Caso seja condenado em todas as instâncias na Justiça brasileira, Hahn pode ter que cumprir a pena em um presídio alemão. Mas, para isso acontecer é necessário que o governo brasileiro peça oficialmente à Alemanha — que analisará posteriormente.

— Ele não é a gente diplomático e sim consular. O consular representa interesses privados da população do seu país e não possui a imunidade diplomática. O Brasil não tem tratado com a Alemanha, mas a lei permite que o governo brasileiro peça o cumprimento da pena com a promessa de reciprocidade — Sergio Chastinet, professor de direito da PUC - Rio.

O processo em que ele é réu, no entanto, seguirá o curso normal no Tribunal de Justiça, que deverá tentar citar Hahn na Alemanha. Para isso, existe a Carta Rogatória — instrumento jurídico para a comunicação entre países. As principais peças processuais da ação, os artigos da legislação em que ele é acusado deverão ser traduzidos e enviado à Justiça alemã.

— O processo não irá parar porque ele está fora do país. Mas em caso de condenação não será extraditado pela Alemanha. Se o Brasil pedir o cumprimento da pena, após a condenação, e a Justiça alemã aceite, seria o tempo conforme a sentença, mas com as regras de lá — explica o professor da UERJ Cristiano Fragoso.

Na denúncia apresentada à Justiça, o Ministério Público negou que tenha perdido algum prazo processual — tese que sustentou o pedido de habeas corpus do alemão. A promotora Bianca Chagas de Macêdo Gonçalves afirma que soube através da imprensa que o habeas corpus havia sido decretado. Ela defendeu que entre a data da audiência de custódia e o recebimento dos autos pelo MP passaram apenas oito dias.

Alegando que a promotoria citada primeiramente no caso não era a responsável pela ação, a promotora diz ser “curioso” o Tribunal de Justiça demorar oito dias para o envio de um ofício de “passos simples”. Ao decretar a prisão do cônsul, o juiz Gustavo Kalil diz lamentar “que a Ilustre Dra Promotora de Justiça tenha optado por postura beligerante ao tecer comentários agressivos ao Poder Judiciário fluminense, seus servidores, o cartório judicial e esse magistrado”.

Segundo Camila Lourenço, delegada assistente da 14ª DP (Leblon), onde o caso foi registrado, a versão do alemão, de que o marido havia tropeçado e caído, não era compatível com as marcas encontradas no corpo do belga durante a necropsia. O cônsul foi preso temporariamente pela prisão do marido. Nesta segunda-feira, a delegada criticou a decisão que permitiu a saída de Hahn do país.

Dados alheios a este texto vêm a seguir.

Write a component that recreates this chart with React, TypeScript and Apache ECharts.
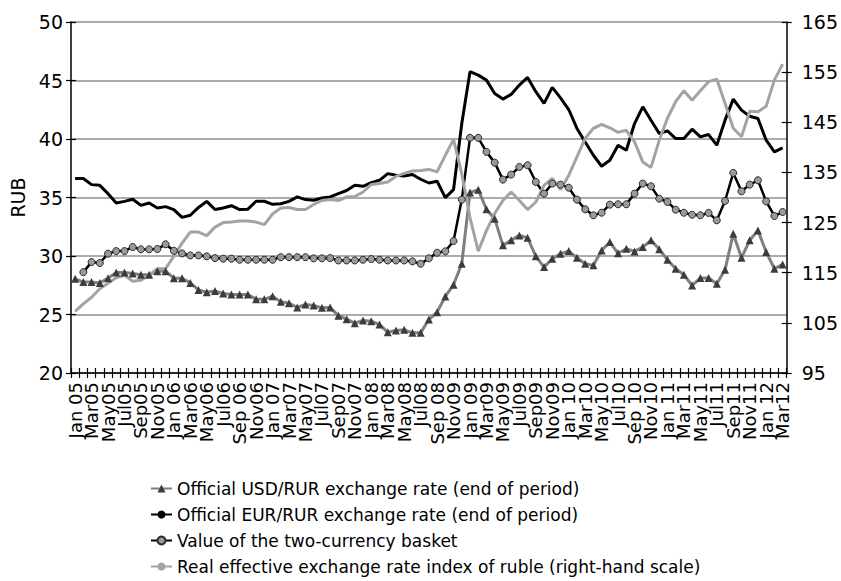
import { useEffect, useRef } from "react";
import * as echarts from "echarts";

// Monthly observations, January 2005 – March 2012
const months = [
  "Jan 05", "Feb05", "Mar05", "Apr05", "May05", "Jun05", "Jul05", "Aug05", "Sep05", "Oct05", "Nov05", "Dec05",
  "Jan 06", "Feb06", "Mar06", "Apr06", "May06", "Jun06", "Jul06", "Aug06", "Sep 06", "Oct06", "Nov06", "Dec06",
  "Jan 07", "Feb07", "Mar07", "Apr07", "May07", "Jun07", "Jul07", "Aug07", "Sep07", "Oct07", "Nov07", "Dec07",
  "Jan 08", "Feb08", "Mar08", "Apr08", "May08", "Jun08", "Jul08", "Aug08", "Sep 08", "Oct08", "Nov09", "Dec08",
  "Jan 09", "Feb09", "Mar09", "Apr09", "May09", "Jun09", "Jul09", "Aug09", "Sep09", "Oct09", "Nov09", "Dec09",
  "Jan 10", "Feb10", "Mar10", "Apr10", "May10", "Jun10", "Jul10", "Aug10", "Sep 10", "Oct10", "Nov10", "Dec10",
  "Jan 11", "Feb11", "Mar11", "Apr11", "May11", "Jun11", "Jul11", "Aug11", "Sep11", "Oct11", "Nov11", "Dec11",
  "Jan 12", "Feb12", "Mar12",
];

// RUB per USD, end of month
const usdRate = [
  28.05, 27.77, 27.77, 27.7, 28.1, 28.6, 28.6, 28.5, 28.4, 28.4, 28.7, 28.7,
  28.1, 28.1, 27.7, 27.1, 26.9, 27.0, 26.8, 26.7, 26.7, 26.7, 26.3, 26.3,
  26.57, 26.1, 25.97, 25.6, 25.86, 25.77, 25.57, 25.6, 24.9, 24.6, 24.26, 24.49,
  24.43, 24.14, 23.49, 23.63, 23.69, 23.43, 23.43, 24.57, 25.2, 26.54, 27.54, 29.34,
  35.42, 35.67, 33.99, 33.19, 30.91, 31.34, 31.76, 31.56, 29.97, 29.05, 29.77, 30.19,
  30.42, 29.85, 29.34, 29.2, 30.48, 31.19, 30.23, 30.62, 30.39, 30.76, 31.34, 30.57,
  29.68, 28.91, 28.4, 27.48, 28.11, 28.11, 27.63, 28.82, 31.91, 29.85, 31.34, 32.19,
  30.34, 28.91, 29.28,
];

// RUB per EUR, end of month
const eurRate = [
  36.62, 36.62, 36.1, 36.04, 35.33, 34.53, 34.67, 34.85, 34.33, 34.53, 34.1, 34.22,
  33.97, 33.3, 33.48, 34.15, 34.67, 33.97, 34.1, 34.3, 33.97, 34.0, 34.68, 34.68,
  34.42, 34.47, 34.67, 35.05, 34.82, 34.76, 34.96, 35.05, 35.33, 35.6, 36.04, 35.96,
  36.27, 36.47, 37.04, 36.9, 36.84, 36.96, 36.56, 36.24, 36.39, 34.99, 35.67, 41.32,
  45.75, 45.46, 45.03, 43.89, 43.41, 43.81, 44.61, 45.26, 44.04, 43.04, 44.41, 43.52,
  42.52, 40.9, 39.75, 38.61, 37.67, 38.18, 39.47, 39.04, 41.32, 42.75, 41.61, 40.47,
  40.7, 40.04, 40.04, 40.84, 40.18, 40.38, 39.47, 41.61, 43.41, 42.47, 41.95, 41.75,
  39.9, 38.9, 39.24,
];

// Dual-currency basket (USD + EUR), RUB; series begins in February 2005
const basketValue = [
  null, 28.62, 29.48, 29.4, 30.2, 30.42, 30.42, 30.77, 30.57, 30.57, 30.6, 31.0,
  30.45, 30.22, 30.05, 30.05, 29.97, 29.82, 29.77, 29.77, 29.68, 29.68, 29.68, 29.68,
  29.68, 29.9, 29.9, 29.9, 29.9, 29.8, 29.8, 29.82, 29.62, 29.62, 29.62, 29.68,
  29.74, 29.68, 29.62, 29.62, 29.62, 29.54, 29.34, 29.8, 30.28, 30.4, 31.28, 34.82,
  40.1, 40.1, 38.9, 37.98, 36.53, 36.96, 37.61, 37.76, 36.33, 35.33, 36.19, 36.1,
  35.84, 34.82, 33.99, 33.48, 33.7, 34.39, 34.42, 34.42, 35.33, 36.19, 35.96, 34.9,
  34.62, 33.96, 33.7, 33.53, 33.48, 33.68, 33.05, 34.7, 37.1, 35.53, 36.1, 36.47,
  34.67, 33.42, 33.76,
];

// Real effective exchange rate index of the ruble (right-hand scale)
const reerIndex = [
  107.3, 108.8, 110.1, 111.8, 112.9, 114.0, 114.5, 113.3, 113.5, 114.5, 115.8, 115.8,
  118.3, 120.9, 123.1, 123.1, 122.4, 124.1, 125.0, 125.1, 125.3, 125.3, 125.1, 124.6,
  126.7, 127.9, 128.0, 127.6, 127.6, 128.6, 129.4, 129.6, 129.4, 130.1, 130.2, 131.1,
  132.6, 132.8, 133.1, 134.2, 134.8, 135.3, 135.4, 135.6, 135.1, 138.4, 141.6, 134.7,
  126.0, 119.3, 123.4, 126.8, 129.4, 131.1, 129.4, 127.6, 129.1, 132.4, 133.8, 131.6,
  134.4, 138.1, 141.8, 143.8, 144.6, 143.9, 143.0, 143.4, 141.1, 137.1, 136.0, 141.4,
  145.8, 149.1, 151.3, 149.4, 151.3, 153.1, 153.6, 148.8, 143.8, 142.1, 147.2, 147.1,
  148.2, 153.4, 156.6,
];

const seriesNames = [
  "Official USD/RUR exchange rate (end of period)",
  "Official EUR/RUR exchange rate (end of period)",
  "Value of the two-currency basket",
  "Real effective exchange rate index of ruble (right-hand scale)",
];

const leftScale = { min: 20, max: 50, interval: 5 };
const rightScale = { min: 95, max: 165, interval: 10 };

const FONT = "DejaVu Sans";
const INK = "#000";

export default function App() {
  const ref = useRef<HTMLDivElement>(null);

  useEffect(() => {
    if (!ref.current) return;
    const chart = echarts.init(ref.current, null, { renderer: "svg" });

    const tickStyle = { color: INK, width: 1.2 };

    chart.setOption({
      animation: false,
      backgroundColor: "#fff",
      grid: { left: 70, right: 44, top: 22, height: 351 },
      legend: {
        orient: "vertical",
        left: 145,
        top: 475,
        height: 104,
        itemWidth: 21,
        itemHeight: 10,
        itemGap: 9,
        selectedMode: false,
        textStyle: { fontFamily: FONT, fontSize: 17, lineHeight: 17, color: INK },
        data: seriesNames,
      },
      xAxis: [
        {
          type: "category",
          data: months,
          boundaryGap: true,
          position: "bottom",
          axisLine: { show: true, lineStyle: { color: INK, width: 1.5 } },
          axisTick: { show: true, interval: 0, length: 5, lineStyle: tickStyle },
          axisLabel: {
            interval: 0,
            // every other month is labelled: Jan, Mar, May, Jul, Sep, Nov
            formatter: (value: string, index: number) => (index % 2 === 0 ? value : ""),
            hideOverlap: false,
            rotate: 90,
            margin: 9,
            fontFamily: FONT,
            fontSize: 18,
            color: INK,
          },
          splitLine: { show: false },
        },
        {
          // inward half of the cross tick marks
          type: "category",
          data: months,
          boundaryGap: true,
          position: "bottom",
          axisLine: { show: false },
          axisTick: { show: true, inside: true, interval: 0, length: 5, lineStyle: tickStyle },
          axisLabel: { show: false },
          splitLine: { show: false },
        },
      ],
      yAxis: [
        {
          type: "value",
          position: "left",
          ...leftScale,
          name: "RUB",
          nameLocation: "middle",
          nameRotate: 90,
          nameGap: 44,
          nameTextStyle: { fontFamily: FONT, fontSize: 19, color: INK },
          axisLine: { show: true, lineStyle: { color: INK, width: 1.5 } },
          axisTick: { show: true, length: 5, lineStyle: tickStyle },
          axisLabel: { margin: 8, fontFamily: FONT, fontSize: 19, color: INK },
          splitLine: { show: true, lineStyle: { color: "#8f8f8f", width: 1.5 } },
        },
        {
          type: "value",
          position: "right",
          ...rightScale,
          axisLine: { show: true, lineStyle: { color: INK, width: 1.5 } },
          axisTick: { show: true, length: 5, lineStyle: tickStyle },
          axisLabel: { margin: 15, fontFamily: FONT, fontSize: 19, color: INK },
          splitLine: { show: false },
        },
        {
          type: "value",
          position: "left",
          ...leftScale,
          axisLine: { show: false },
          axisTick: { show: true, inside: true, length: 5, lineStyle: tickStyle },
          axisLabel: { show: false },
          splitLine: { show: false },
        },
        {
          type: "value",
          position: "right",
          ...rightScale,
          axisLine: { show: false },
          axisTick: { show: true, inside: true, length: 5, lineStyle: tickStyle },
          axisLabel: { show: false },
          splitLine: { show: false },
        },
      ],
      series: [
        {
          name: seriesNames[0],
          type: "line",
          data: usdRate,
          symbol: "triangle",
          symbolSize: 8,
          showAllSymbol: true,
          lineStyle: { color: "#7f7f7f", width: 3 },
          itemStyle: { color: "#3c3c3c", borderWidth: 0 },
          emphasis: { disabled: true },
        },
        {
          name: seriesNames[1],
          type: "line",
          data: eurRate,
          symbol: "none",
          lineStyle: { color: "#000", width: 3 },
          itemStyle: { color: "#000" },
          emphasis: { disabled: true },
        },
        {
          name: seriesNames[2],
          type: "line",
          data: basketValue,
          symbol: "circle",
          symbolSize: 7,
          showAllSymbol: true,
          lineStyle: { color: "#000", width: 2.5 },
          itemStyle: { color: "#9a9a9a", borderColor: "#2a2a2a", borderWidth: 1 },
          emphasis: { disabled: true },
        },
        {
          name: seriesNames[3],
          type: "line",
          yAxisIndex: 1,
          data: reerIndex,
          symbol: "none",
          lineStyle: { color: "#a3a3a3", width: 3 },
          itemStyle: { color: "#a3a3a3" },
          emphasis: { disabled: true },
        },
      ],
    });

    return () => chart.dispose();
  }, []);

  return (
    <div
      ref={ref}
      style={{ position: "fixed", left: 0, top: 0, width: 841, height: 581, background: "#fff" }}
    />
  );
}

— A Polícia Civil está perplexa e estarrecida com o retorno do cônsul ao seu país de origem. Lamentamos pelo trabalho investigativo ter sido em vão, já que não prendemos sozinhos e dependemos do esforço e atuação diligente de todos os órgãos que atuam na persecução penal para que os autores de crimes sejam mantidos presos, processados e julgados. No caso em questão, haveria a possibilidade de determinação de medida cautelar diversa da prisão, como a retenção do passaporte, o que dificultaria sua fuga e garantiria o prosseguimento da ação — disse ao GLOBO Camila Lourenço.

Procurada, a desembargadora Rosa Helena Penna Macedo Guita afirmou por mio de nota que não iria se pronunciar sobre sua decisão. Questionado se o cônsul manteria seu cargo, o consulado da Alemanha disse ter tido ciência da volta de Uwe Hahn, mas que não iria fornecer informações sobre a pessoa ou detalhes do caso. Os advogados de defesa do cônsul não foram localizados.